At home - for now. But I was in India 40 days ago. And I need to be in India again in 40 days. Just try to catch me in the picture below. Insane isn't it?
I'm not exactly in the picture... I was at the VIP stand (keep reading...) A few options of where I was:
a) National Cricket Championship finals?
b) The big opening of a Bollywood movie?
c) The annual elephant ride contest?
d) The daily closing of Wagah border?
Some days ago I saw the "closing of the border" ceremony at the India-Pakistan border. It was quite a production - let's be clear here: a Bollywood production. So if you answered B, you deserve a half point.
After spending 10 days in a row facilitating workshops and all sort of intercultural conflicts, I gave myself a break. Where I could go in India, far away from my job and close enough to come back in the next day? Taj Mahal. Despite the fact that I was there 3 times already (and certainly a 4th visit would be worthwhile just to capture a new angle...) I was looking for something a little less hot that the 42C of Delhi.... Go to Amritsar, said the office interns (Belgians and Germans). What's in there for me? They replayed: the Sik Golden Temple and the Wagah Border.

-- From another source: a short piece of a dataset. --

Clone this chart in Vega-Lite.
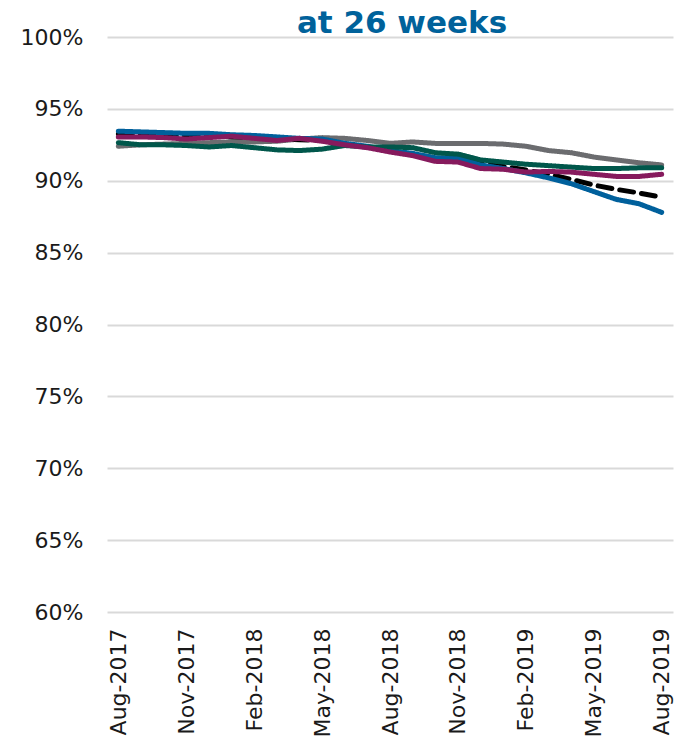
{
  "$schema": "https://vega.github.io/schema/vega-lite/v6.json",
  "width": 566,
  "height": 575,
  "autosize": "none",
  "padding": {"left": 107, "top": 37, "right": 13, "bottom": 135},
  "background": "white",
  "title": {
    "text": "at 26 weeks",
    "color": "#00629B",
    "font": "DejaVu Sans",
    "fontSize": 31,
    "fontWeight": "bold",
    "anchor": "middle",
    "baseline": "alphabetic",
    "offset": -38,
    "dx": 12
  },
  "data": {
    "values": [
      {"month":"Aug-2017","series":"Grey","value":92.4},
      {"month":"Sep-2017","series":"Grey","value":92.5},
      {"month":"Oct-2017","series":"Grey","value":92.55},
      {"month":"Nov-2017","series":"Grey","value":92.6},
      {"month":"Dec-2017","series":"Grey","value":92.65},
      {"month":"Jan-2018","series":"Grey","value":92.7},
      {"month":"Feb-2018","series":"Grey","value":92.7},
      {"month":"Mar-2018","series":"Grey","value":92.75},
      {"month":"Apr-2018","series":"Grey","value":92.9},
      {"month":"May-2018","series":"Grey","value":93.0},
      {"month":"Jun-2018","series":"Grey","value":92.95},
      {"month":"Jul-2018","series":"Grey","value":92.8},
      {"month":"Aug-2018","series":"Grey","value":92.6},
      {"month":"Sep-2018","series":"Grey","value":92.7},
      {"month":"Oct-2018","series":"Grey","value":92.6},
      {"month":"Nov-2018","series":"Grey","value":92.6},
      {"month":"Dec-2018","series":"Grey","value":92.6},
      {"month":"Jan-2019","series":"Grey","value":92.55},
      {"month":"Feb-2019","series":"Grey","value":92.4},
      {"month":"Mar-2019","series":"Grey","value":92.1},
      {"month":"Apr-2019","series":"Grey","value":91.95},
      {"month":"May-2019","series":"Grey","value":91.65},
      {"month":"Jun-2019","series":"Grey","value":91.45},
      {"month":"Jul-2019","series":"Grey","value":91.25},
      {"month":"Aug-2019","series":"Grey","value":91.1},

      {"month":"Aug-2017","series":"All","value":93.25},
      {"month":"Sep-2017","series":"All","value":93.2},
      {"month":"Oct-2017","series":"All","value":93.15},
      {"month":"Nov-2017","series":"All","value":93.1},
      {"month":"Dec-2017","series":"All","value":93.1},
      {"month":"Jan-2018","series":"All","value":93.05},
      {"month":"Feb-2018","series":"All","value":93.0},
      {"month":"Mar-2018","series":"All","value":92.9},
      {"month":"Apr-2018","series":"All","value":92.85},
      {"month":"May-2018","series":"All","value":92.8},
      {"month":"Jun-2018","series":"All","value":92.55},
      {"month":"Jul-2018","series":"All","value":92.35},
      {"month":"Aug-2018","series":"All","value":92.05},
      {"month":"Sep-2018","series":"All","value":91.85},
      {"month":"Oct-2018","series":"All","value":91.55},
      {"month":"Nov-2018","series":"All","value":91.5},
      {"month":"Dec-2018","series":"All","value":91.2},
      {"month":"Jan-2019","series":"All","value":91.0},
      {"month":"Feb-2019","series":"All","value":90.75},
      {"month":"Mar-2019","series":"All","value":90.45},
      {"month":"Apr-2019","series":"All","value":90.1},
      {"month":"May-2019","series":"All","value":89.7},
      {"month":"Jun-2019","series":"All","value":89.4},
      {"month":"Jul-2019","series":"All","value":89.15},
      {"month":"Aug-2019","series":"All","value":88.85},

      {"month":"Aug-2017","series":"Blue","value":93.45},
      {"month":"Sep-2017","series":"Blue","value":93.4},
      {"month":"Oct-2017","series":"Blue","value":93.35},
      {"month":"Nov-2017","series":"Blue","value":93.3},
      {"month":"Dec-2017","series":"Blue","value":93.3},
      {"month":"Jan-2018","series":"Blue","value":93.2},
      {"month":"Feb-2018","series":"Blue","value":93.15},
      {"month":"Mar-2018","series":"Blue","value":93.05},
      {"month":"Apr-2018","series":"Blue","value":92.95},
      {"month":"May-2018","series":"Blue","value":92.9},
      {"month":"Jun-2018","series":"Blue","value":92.6},
      {"month":"Jul-2018","series":"Blue","value":92.4},
      {"month":"Aug-2018","series":"Blue","value":92.1},
      {"month":"Sep-2018","series":"Blue","value":91.9},
      {"month":"Oct-2018","series":"Blue","value":91.6},
      {"month":"Nov-2018","series":"Blue","value":91.6},
      {"month":"Dec-2018","series":"Blue","value":91.1},
      {"month":"Jan-2019","series":"Blue","value":90.85},
      {"month":"Feb-2019","series":"Blue","value":90.55},
      {"month":"Mar-2019","series":"Blue","value":90.2},
      {"month":"Apr-2019","series":"Blue","value":89.8},
      {"month":"May-2019","series":"Blue","value":89.25},
      {"month":"Jun-2019","series":"Blue","value":88.7},
      {"month":"Jul-2019","series":"Blue","value":88.4},
      {"month":"Aug-2019","series":"Blue","value":87.8},

      {"month":"Aug-2017","series":"Green","value":92.65},
      {"month":"Sep-2017","series":"Green","value":92.5},
      {"month":"Oct-2017","series":"Green","value":92.5},
      {"month":"Nov-2017","series":"Green","value":92.45},
      {"month":"Dec-2017","series":"Green","value":92.35},
      {"month":"Jan-2018","series":"Green","value":92.45},
      {"month":"Feb-2018","series":"Green","value":92.3},
      {"month":"Mar-2018","series":"Green","value":92.15},
      {"month":"Apr-2018","series":"Green","value":92.1},
      {"month":"May-2018","series":"Green","value":92.2},
      {"month":"Jun-2018","series":"Green","value":92.45},
      {"month":"Jul-2018","series":"Green","value":92.35},
      {"month":"Aug-2018","series":"Green","value":92.35},
      {"month":"Sep-2018","series":"Green","value":92.3},
      {"month":"Oct-2018","series":"Green","value":91.95},
      {"month":"Nov-2018","series":"Green","value":91.85},
      {"month":"Dec-2018","series":"Green","value":91.45},
      {"month":"Jan-2019","series":"Green","value":91.3},
      {"month":"Feb-2019","series":"Green","value":91.15},
      {"month":"Mar-2019","series":"Green","value":91.05},
      {"month":"Apr-2019","series":"Green","value":90.95},
      {"month":"May-2019","series":"Green","value":90.85},
      {"month":"Jun-2019","series":"Green","value":90.85},
      {"month":"Jul-2019","series":"Green","value":90.9},
      {"month":"Aug-2019","series":"Green","value":90.9},

      {"month":"Aug-2017","series":"Magenta","value":93.05},
      {"month":"Sep-2017","series":"Magenta","value":93.05},
      {"month":"Oct-2017","series":"Magenta","value":93.0},
      {"month":"Nov-2017","series":"Magenta","value":92.9},
      {"month":"Dec-2017","series":"Magenta","value":93.0},
      {"month":"Jan-2018","series":"Magenta","value":93.1},
      {"month":"Feb-2018","series":"Magenta","value":92.95},
      {"month":"Mar-2018","series":"Magenta","value":92.8},
      {"month":"Apr-2018","series":"Magenta","value":92.95},
      {"month":"May-2018","series":"Magenta","value":92.75},
      {"month":"Jun-2018","series":"Magenta","value":92.5},
      {"month":"Jul-2018","series":"Magenta","value":92.3},
      {"month":"Aug-2018","series":"Magenta","value":92.0},
      {"month":"Sep-2018","series":"Magenta","value":91.75},
      {"month":"Oct-2018","series":"Magenta","value":91.35},
      {"month":"Nov-2018","series":"Magenta","value":91.3},
      {"month":"Dec-2018","series":"Magenta","value":90.85},
      {"month":"Jan-2019","series":"Magenta","value":90.8},
      {"month":"Feb-2019","series":"Magenta","value":90.6},
      {"month":"Mar-2019","series":"Magenta","value":90.65},
      {"month":"Apr-2019","series":"Magenta","value":90.6},
      {"month":"May-2019","series":"Magenta","value":90.45},
      {"month":"Jun-2019","series":"Magenta","value":90.3},
      {"month":"Jul-2019","series":"Magenta","value":90.3},
      {"month":"Aug-2019","series":"Magenta","value":90.45}
    ]
  },
  "mark": {"type": "line", "strokeWidth": 5, "strokeCap": "round", "strokeJoin": "round"},
  "encoding": {
    "x": {
      "field": "month",
      "type": "ordinal",
      "sort": null,
      "scale": {"type": "point", "padding": 0.5},
      "axis": {
        "title": null,
        "values": ["Aug-2017","Nov-2017","Feb-2018","May-2018","Aug-2018","Nov-2018","Feb-2019","May-2019","Aug-2019"],
        "labelAngle": -90,
        "labelFont": "DejaVu Sans",
        "labelFontSize": 22,
        "labelColor": "#1a1a1a",
        "labelPadding": 16,
        "ticks": false,
        "domain": false,
        "grid": false
      }
    },
    "y": {
      "field": "value",
      "type": "quantitative",
      "scale": {"domain": [60, 100], "nice": false, "zero": false},
      "axis": {
        "title": null,
        "values": [60, 65, 70, 75, 80, 85, 90, 95, 100],
        "labelExpr": "datum.value + '%'",
        "labelFont": "DejaVu Sans",
        "labelFontSize": 22,
        "labelColor": "#1a1a1a",
        "labelPadding": 24,
        "ticks": false,
        "domain": false,
        "grid": true,
        "gridColor": "#D9D9D9",
        "gridWidth": 2
      }
    },
    "color": {
      "field": "series",
      "type": "nominal",
      "scale": {
        "domain": ["Grey", "All", "Blue", "Green", "Magenta"],
        "range": ["#6B6C6F", "#000000", "#00609C", "#00574B", "#861A5D"]
      },
      "legend": null
    },
    "strokeDash": {
      "field": "series",
      "type": "nominal",
      "scale": {
        "domain": ["Grey", "All", "Blue", "Green", "Magenta"],
        "range": [[1, 0], [14, 8], [1, 0], [1, 0], [1, 0]]
      },
      "legend": null
    }
  },
  "config": {"view": {"stroke": null}}
}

After 6 hours in the Shatahbi Express, I arrived in Amritsar. Around 4:30pm, I joined a shared taxi and headed towards Pakistan (wow, I'm going to Pakistan, or the closest I can get...). As we approached the border (30 km from Amritsar), the area (surprise, surprise) became more and more militarized. The dusty streets of Amritsar gave way to the (irony on) lovely agricultural plains of the countryside (irony off), which in turn gave way to military garrisons and barbed wire fences. It reminded me that the Indians do have problems with the neighbors...
Soon enough, we entered the border area and headed towards the stands ( a 2km walk). The border closing ceremony is such a spectacle that both sides have small stadiums to hold the spectators. If you can say that a place that can easily accommodate 3 thousand people is a small stadium...
The stadium complex is set up so that the guests actually walk parallel to the border before finding his seat in the stands. And at this point, all that separates India from Pakistan is a small rope. Underneath the rope is a fat white obelisk, with a 1 cm-thin line exactly demarcating the border:
India/Pak. After taking a good look at the Pakistani side and the gate that separated the two countries, I headed towards the stands.
In Indian tradition (somebody told me later), there was a VIP stand and a “ladies section.” The VIP Section was for people like me: lost western-looking tourists. 12 in total that Monday afternoon. I was feeling quite lonely...
As the soldiers were getting ready, a civilian started to rev up the crowd of several thousand. He would yell
Hindustan and the Indian side would shout back
Zindabad. As the Indian side was yelling, the Pakistani side countered with
Pakistan Zindabad. Not that I'm learning any Hindi, but I had to ask somebody to not look so lost in the production.
National Geographic Snapshot StyleSoon, a group of giant soldiers (for Indian standards) began yelling inside a microphone and I honestly believe there is a six-foot height requirement for border soldiers, which in India is a sort of challenge. But with their population... (better leave soon before they decide to recruit me - mental note). They held a powerful sound for about 30 seconds and then charged towards the border gate. Soon after, other soldiers repeated the process for about 15 minutes. All the time the crowd was amazing. Men and women were patriotically screaming for India as their Pakistani counterparts did the same.
Eventually, the Indian and Pakistani soldiers closed the border: An Indian and Pakistani soldier briefly shook hands as the flags were slowly (I said sloooowly) lowered. They were lowered in such a way so that neither flag flew higher than the other. Soon thereafter, the Indian flag was properly folded, and several soldiers escorted it towards the Border Security Forces building. And then the border was fully closed - I mean they closed the gate. As the process came to an end, the spectators rushed the gate to meet the soldiers.
Somebody told me that no one can actually just cross the border. You have to go to Delhi, ask for a visa, board a train in Atari (like the videogame if you are old enough to remember...) and then you can cross the border, by train.
The whole ceremony takes 30 minutes. More that 3 thousand Indian tourists (and 12 lost western looking people) come everyday to see the spectacle. I wonder for how long it’s been like this [a spectacle]. Obviously, they have been closing the border for years, so I wonder when this whole scene started. When did it stop being just a formality and when did it become a big show? Was it ten years ago? Twenty years ago?
And just to remind the Pakistanis, this is the first sign you read when entering India:
Also in Urdu, just to make sure they understand.
PS. Oi Yen, stop complaining that I don't think of my international readers.